Today’s state tax map shows state and local tax collections per capita in each of the 50 states and the District of Columbia. D.C.’s tax collections per capita ($10,841) are higher than in any state. The five states with the highest tax collections per capita are New York ($8,957), Connecticut ($7,220), New Jersey ($6,709), North Dakota ($6,630), and Massachusetts ($6,469). The five states with the lowest tax collections per capita are Alabama ($3,206), Tennessee ($3,322), South Carolina ($3,435), Oklahoma ($3,458), and Florida ($3,478).
While some of these results speak for themselves, others are less intuitive. For example, as a resource-rich state, North Dakota generates a substantial share of its tax revenue from severance taxes on oil and natural gas, the burden of which is borne mainly by consumers outside North Dakota. As a result, in terms of tax collections per capita, North Dakota joins the ranks of the high-tax states in the Northeast even though North Dakota’s tax burden is comparatively low.

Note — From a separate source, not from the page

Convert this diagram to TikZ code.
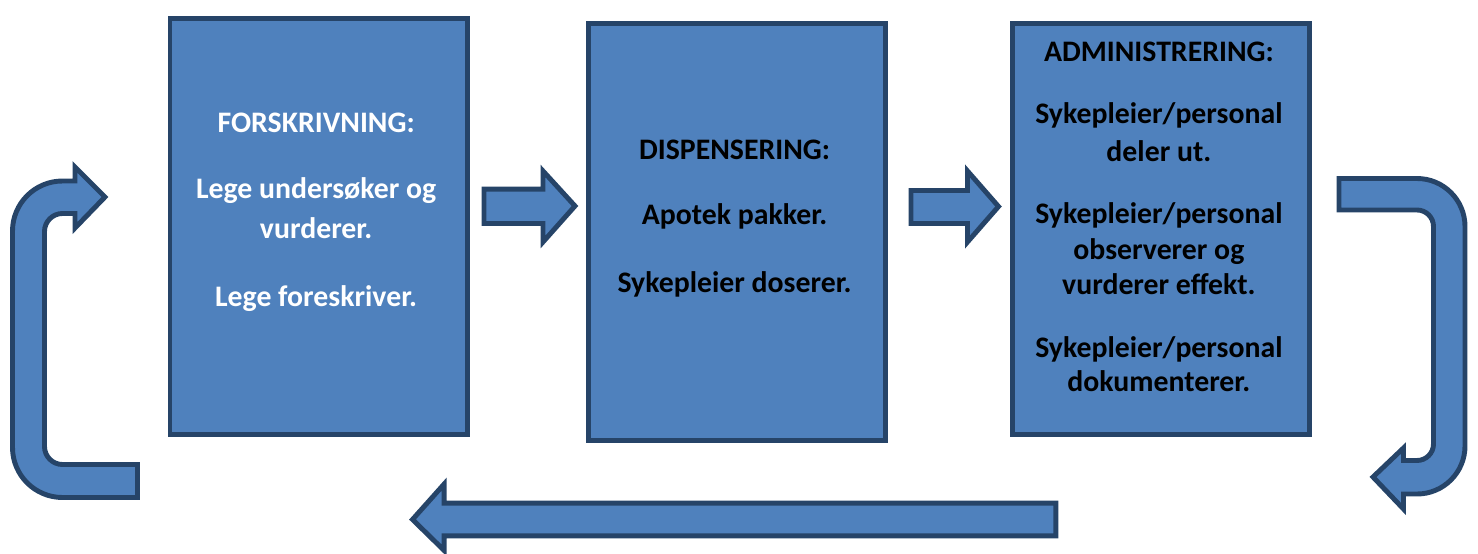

It is also important to note that severance taxes are far from the only example of “tax exporting” states engage in. Travel taxes—such as hotel, car rental, and meal taxes—also disproportionately impact nonvoting nonresidents who have few means of redress. As a result, states that generate substantial amounts of tax revenue from tourism may also show tax collections per capita that are significantly higher than the actual tax burden that falls on the in-state population. It is important to keep both legal incidence and economic incidence in mind when evaluating the true costs of any tax.
Note: This is part of a map series in which we examine per capita state tax collections.